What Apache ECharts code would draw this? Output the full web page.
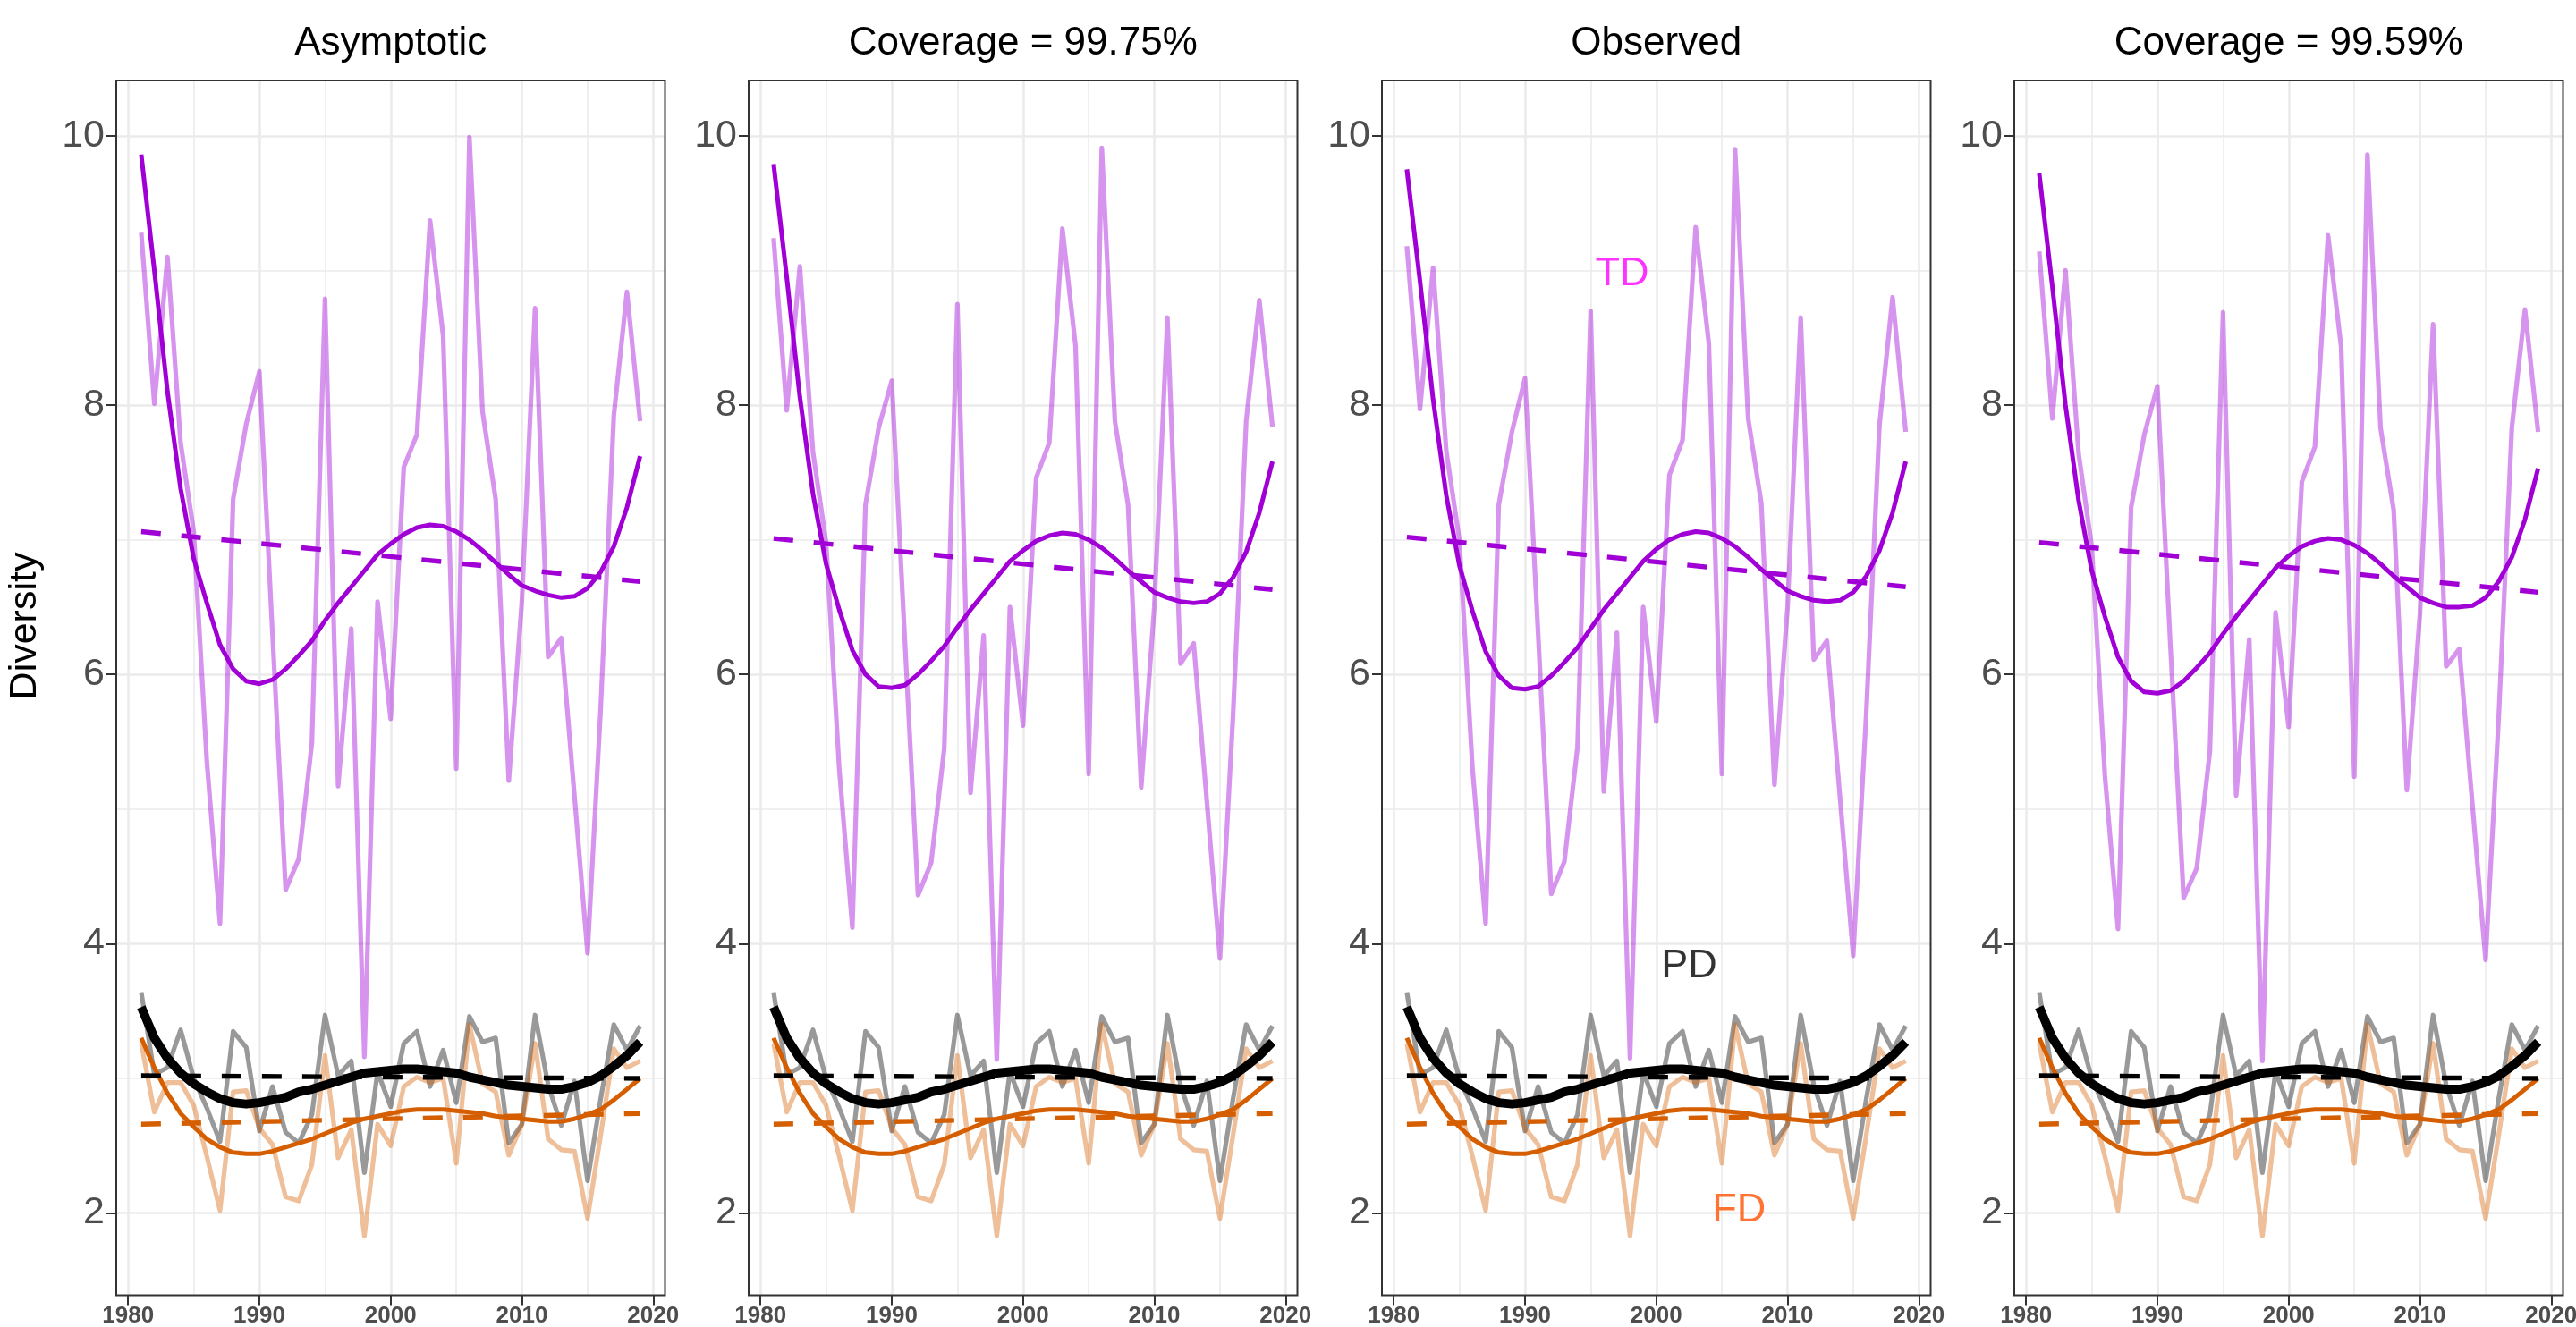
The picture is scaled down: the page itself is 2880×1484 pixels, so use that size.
<!DOCTYPE html>
<html>
<head>
<meta charset="utf-8">
<script src="https://cdn.jsdelivr.net/npm/echarts@6/dist/echarts.min.js"></script>
<style>
html,body{margin:0;padding:0;background:#ffffff;}
#chart{width:2880px;height:1484px;}
</style>
</head>
<body>
<div id="chart"></div>
<script>
// ---------------- DATA ----------------
const YEARS = [1981,1982,1983,1984,1985,1986,1987,1988,1989,1990,1991,1992,1993,1994,1995,1996,1997,1998,1999,2000,
               2001,2002,2003,2004,2005,2006,2007,2008,2009,2010,2011,2012,2013,2014,2015,2016,2017,2018,2019];
const TREND_YEARS = [1981, 2019];
const PANEL_TITLES = ['Asymptotic', 'Coverage = 99.75%', 'Observed', 'Coverage = 99.59%'];
const X_TICKS = [1980, 1990, 2000, 2010, 2020];
const X_MINOR = [1985, 1995, 2005, 2015];
const Y_TICKS = [2, 4, 6, 8, 10];
const Y_MINOR = [3, 5, 7, 9];

// Taxonomic diversity (TD), raw yearly values per panel
const tdRawAsymptotic = [9.28,8.01,9.10,7.72,7.06,5.35,4.15,7.30,7.86,8.25,6.30,4.40,4.63,5.49,8.79,5.17,6.34,3.16,6.54,5.67,
                         7.54,7.78,9.37,8.51,5.30,9.99,7.95,7.30,5.21,6.55,8.72,6.13,6.27,5.10,3.93,5.75,7.92,8.84,7.88];
const tdRawCov9975    = [9.24,7.96,9.03,7.65,6.98,5.30,4.12,7.26,7.83,8.18,6.25,4.36,4.60,5.45,8.75,5.12,6.29,3.14,6.50,5.62,
                         7.46,7.72,9.31,8.44,5.26,9.91,7.88,7.26,5.16,6.50,8.65,6.08,6.23,5.06,3.89,5.70,7.88,8.78,7.84];
const tdRawObserved   = [9.18,7.97,9.02,7.66,7.00,5.30,4.15,7.26,7.80,8.20,6.30,4.37,4.61,5.46,8.70,5.13,6.31,3.15,6.50,5.65,
                         7.48,7.74,9.32,8.46,5.26,9.90,7.90,7.27,5.18,6.50,8.65,6.11,6.25,5.08,3.91,5.72,7.85,8.80,7.80];
const tdRawCov9959    = [9.14,7.90,9.00,7.64,6.95,5.25,4.11,7.24,7.78,8.14,6.20,4.34,4.56,5.43,8.69,5.10,6.26,3.13,6.46,5.61,
                         7.43,7.69,9.26,8.43,5.24,9.86,7.83,7.22,5.14,6.45,8.60,6.06,6.19,5.03,3.88,5.68,7.83,8.71,7.80];

// TD smoothed curves per panel
const tdSmoothAsymptotic = [9.86,9.00,8.10,7.38,6.86,6.53,6.22,6.04,5.95,5.93,5.96,6.04,6.14,6.25,6.40,6.53,6.65,6.77,6.89,6.97,
                            7.04,7.09,7.11,7.10,7.06,7.00,6.92,6.83,6.74,6.66,6.62,6.59,6.57,6.58,6.64,6.76,6.95,7.24,7.62];
const tdSmoothCov9975    = [9.79,8.95,8.06,7.34,6.82,6.48,6.18,6.00,5.91,5.90,5.92,6.00,6.10,6.21,6.35,6.48,6.60,6.72,6.84,6.92,
                            6.99,7.03,7.05,7.04,7.00,6.94,6.86,6.77,6.69,6.61,6.57,6.54,6.53,6.54,6.60,6.72,6.91,7.20,7.58];
const tdSmoothObserved   = [9.75,8.92,8.04,7.33,6.81,6.47,6.17,5.99,5.90,5.89,5.91,5.99,6.09,6.20,6.34,6.48,6.60,6.72,6.84,6.93,
                            7.00,7.04,7.06,7.05,7.01,6.95,6.87,6.78,6.70,6.62,6.58,6.55,6.54,6.55,6.61,6.73,6.92,7.20,7.58];
const tdSmoothCov9959    = [9.72,8.88,8.00,7.29,6.77,6.43,6.13,5.95,5.87,5.86,5.88,5.95,6.05,6.16,6.30,6.43,6.55,6.67,6.79,6.88,
                            6.95,6.99,7.01,7.00,6.96,6.90,6.82,6.73,6.65,6.57,6.53,6.50,6.50,6.51,6.57,6.69,6.87,7.15,7.53];

// TD linear trends (values at 1981 and 2019)
const tdTrendAsymptotic = [7.06, 6.69];
const tdTrendCov9975    = [7.01, 6.63];
const tdTrendObserved   = [7.02, 6.65];
const tdTrendCov9959    = [6.98, 6.61];

// Phylogenetic diversity (PD)
const pdRaw    = [3.64,3.03,3.08,3.36,3.00,2.78,2.53,3.35,3.23,2.61,2.94,2.60,2.52,2.73,3.47,3.02,3.13,2.30,3.05,2.79,
                  3.26,3.35,2.94,3.21,2.82,3.46,3.27,3.30,2.52,2.66,3.47,2.95,2.65,2.98,2.24,2.85,3.40,3.21,3.39];
const pdSmooth = [3.53,3.30,3.15,3.04,2.96,2.90,2.85,2.82,2.81,2.82,2.84,2.86,2.90,2.92,2.95,2.98,3.01,3.04,3.05,3.06,
                  3.07,3.07,3.06,3.05,3.04,3.01,2.99,2.97,2.95,2.94,2.93,2.92,2.92,2.94,2.97,3.02,3.09,3.17,3.27];
const pdTrend  = [3.02, 3.00];

// Functional diversity (FD)
const fdRaw    = [3.26,2.75,2.97,2.97,2.80,2.42,2.02,2.90,2.91,2.63,2.51,2.12,2.09,2.36,3.17,2.41,2.62,1.83,2.66,2.50,
                  2.94,3.01,2.97,3.00,2.37,3.40,2.96,2.90,2.43,2.66,3.26,2.55,2.47,2.46,1.96,2.58,3.22,3.08,3.13];
const fdSmooth = [3.30,3.08,2.89,2.74,2.64,2.55,2.49,2.45,2.44,2.44,2.46,2.49,2.52,2.55,2.59,2.63,2.67,2.70,2.72,2.74,
                  2.76,2.77,2.77,2.77,2.76,2.75,2.74,2.72,2.71,2.70,2.69,2.68,2.68,2.70,2.73,2.77,2.84,2.92,3.00];
const fdTrend  = [2.66, 2.74];

// Text annotations (in the "Observed" panel)
const ANNOT_TEXT = ['TD', 'PD', 'FD'];
const ANNOT_X    = [1997.4, 2002.5, 2006.3];
const ANNOT_Y    = [8.97, 3.83, 2.02];

// ---------------- LAYOUT / STYLE ----------------
const FONT = "'Liberation Sans', Arial, Helvetica, sans-serif";
const GRID_LEFT = [130, 837, 1545, 2252];
const GRID_TOP = 90, GRID_W = 613.5, GRID_H = 1358.5;
const X_MIN = 1979.1, X_MAX = 2020.9, Y_MIN = 1.39, Y_MAX = 10.41;

const C_TD = '#A000D6', C_TD_RAW = 'rgba(160,0,214,0.42)';
const C_PD = '#000000', C_PD_RAW = 'rgba(0,0,0,0.40)';
const C_FD = '#D55E00', C_FD_RAW = 'rgba(213,94,0,0.40)';
const DASH = [22, 23];

const tdRawAll    = [tdRawAsymptotic, tdRawCov9975, tdRawObserved, tdRawCov9959];
const tdSmoothAll = [tdSmoothAsymptotic, tdSmoothCov9975, tdSmoothObserved, tdSmoothCov9959];
const tdTrendAll  = [tdTrendAsymptotic, tdTrendCov9975, tdTrendObserved, tdTrendCov9959];

function pairs(xs, ys) { return xs.map((x, i) => [x, ys[i]]); }

function line(panel, xs, ys, color, width, dashed, z) {
  return {
    type: 'line', xAxisIndex: panel * 2, yAxisIndex: panel * 2,
    data: pairs(xs, ys), symbol: 'none', showSymbol: false, silent: true,
    smooth: false, z: z, animation: false,
    lineStyle: { color: color, width: width, type: dashed ? DASH : 'solid', join: 'round', cap: 'butt' }
  };
}

const grids = [], xAxes = [], yAxes = [], series = [], graphics = [];

for (let p = 0; p < 4; p++) {
  grids.push({ left: GRID_LEFT[p], top: GRID_TOP, width: GRID_W, height: GRID_H,
               show: false, containLabel: false, outerBoundsMode: 'none' });

  xAxes.push({
    type: 'value', gridIndex: p, min: X_MIN, max: X_MAX, position: 'bottom',
    axisLine: { show: false },
    axisTick: { show: true, customValues: X_TICKS, length: 11, lineStyle: { color: '#333333', width: 2 } },
    axisLabel: { show: true, customValues: X_TICKS, fontSize: 26, fontWeight: 'bold', color: '#4D4D4D',
                 fontFamily: FONT, margin: 10, formatter: v => String(v) },
    splitLine: { show: true, lineStyle: { color: '#EBEBEB', width: 2.6 } }
  });
  xAxes.push({
    type: 'value', gridIndex: p, min: X_MIN, max: X_MAX, position: 'bottom',
    axisLine: { show: false },
    axisTick: { show: false, customValues: X_MINOR },
    axisLabel: { show: false, customValues: X_MINOR },
    splitLine: { show: true, lineStyle: { color: '#EBEBEB', width: 1.6 } }
  });
  yAxes.push({
    type: 'value', gridIndex: p, min: Y_MIN, max: Y_MAX, position: 'left',
    axisLine: { show: false },
    axisTick: { show: true, customValues: Y_TICKS, length: 11, lineStyle: { color: '#333333', width: 2 } },
    axisLabel: { show: true, customValues: Y_TICKS, fontSize: 43, color: '#4D4D4D',
                 fontFamily: FONT, margin: 13, formatter: v => String(v) },
    splitLine: { show: true, lineStyle: { color: '#EBEBEB', width: 2.6 } }
  });
  yAxes.push({
    type: 'value', gridIndex: p, min: Y_MIN, max: Y_MAX, position: 'left',
    axisLine: { show: false },
    axisTick: { show: false, customValues: Y_MINOR },
    axisLabel: { show: false, customValues: Y_MINOR },
    splitLine: { show: true, lineStyle: { color: '#EBEBEB', width: 1.6 } }
  });

  series.push(line(p, YEARS, tdRawAll[p], C_TD_RAW, 5.2, false, 2));
  series.push(line(p, YEARS, pdRaw, C_PD_RAW, 5.2, false, 2));
  series.push(line(p, YEARS, fdRaw, C_FD_RAW, 5.2, false, 2));
  series.push(line(p, YEARS, tdSmoothAll[p], C_TD, 5.0, false, 3));
  series.push(line(p, YEARS, fdSmooth, C_FD, 5.0, false, 3));
  series.push(line(p, YEARS, pdSmooth, C_PD, 10, false, 3));
  series.push(line(p, TREND_YEARS, tdTrendAll[p], C_TD, 5.4, true, 4));
  series.push(line(p, TREND_YEARS, pdTrend, C_PD, 5.4, true, 4));
  series.push(line(p, TREND_YEARS, fdTrend, C_FD, 5.4, true, 4));

  graphics.push({
    type: 'text', x: GRID_LEFT[p] + GRID_W / 2, y: 49, z: 50,
    style: { text: PANEL_TITLES[p], font: '44px ' + FONT, fill: '#000000',
             textAlign: 'center', textVerticalAlign: 'middle' }
  });
  graphics.push({
    type: 'rect', z: 60, silent: true,
    shape: { x: GRID_LEFT[p], y: GRID_TOP, width: GRID_W, height: GRID_H },
    style: { fill: 'none', stroke: '#333333', lineWidth: 2 }
  });
}

const ANNOT_COLORS = ['#FF00FF', '#000000', '#FF5000'];
series.push({
  type: 'scatter', xAxisIndex: 4, yAxisIndex: 4, symbolSize: 0, silent: true, z: 6, animation: false,
  data: ANNOT_TEXT.map((t, i) => ({
    value: [ANNOT_X[i], ANNOT_Y[i]],
    label: { show: true, position: 'inside', formatter: t, color: ANNOT_COLORS[i],
             fontSize: 45, fontFamily: FONT }
  }))
});

graphics.push({
  type: 'text', x: 28, y: 700, rotation: Math.PI / 2, z: 50,
  style: { text: 'Diversity', font: '43px ' + FONT, fill: '#000000',
           textAlign: 'center', textVerticalAlign: 'middle' }
});

const chart = echarts.init(document.getElementById('chart'), null, { renderer: 'canvas' });
chart.setOption({
  backgroundColor: '#ffffff',
  animation: false,
  grid: grids,
  xAxis: xAxes,
  yAxis: yAxes,
  series: series,
  graphic: graphics
});
</script>
</body>
</html>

- - - -

WHAT YOU HAVE TO DO: Restate the material word for word from its first line through the line containing "const Y_MINOR = [3, 5, 7, 9];", both included; the pictures do not belong in it.

ANSWER TO THIS TASK:
What Apache ECharts code would draw this? Output the full web page.
The picture is scaled down: the page itself is 2880×1484 pixels, so use that size.
<!DOCTYPE html>
<html>
<head>
<meta charset="utf-8">
<script src="https://cdn.jsdelivr.net/npm/echarts@6/dist/echarts.min.js"></script>
<style>
html,body{margin:0;padding:0;background:#ffffff;}
#chart{width:2880px;height:1484px;}
</style>
</head>
<body>
<div id="chart"></div>
<script>
// ---------------- DATA ----------------
const YEARS = [1981,1982,1983,1984,1985,1986,1987,1988,1989,1990,1991,1992,1993,1994,1995,1996,1997,1998,1999,2000,
               2001,2002,2003,2004,2005,2006,2007,2008,2009,2010,2011,2012,2013,2014,2015,2016,2017,2018,2019];
const TREND_YEARS = [1981, 2019];
const PANEL_TITLES = ['Asymptotic', 'Coverage = 99.75%', 'Observed', 'Coverage = 99.59%'];
const X_TICKS = [1980, 1990, 2000, 2010, 2020];
const X_MINOR = [1985, 1995, 2005, 2015];
const Y_TICKS = [2, 4, 6, 8, 10];
const Y_MINOR = [3, 5, 7, 9];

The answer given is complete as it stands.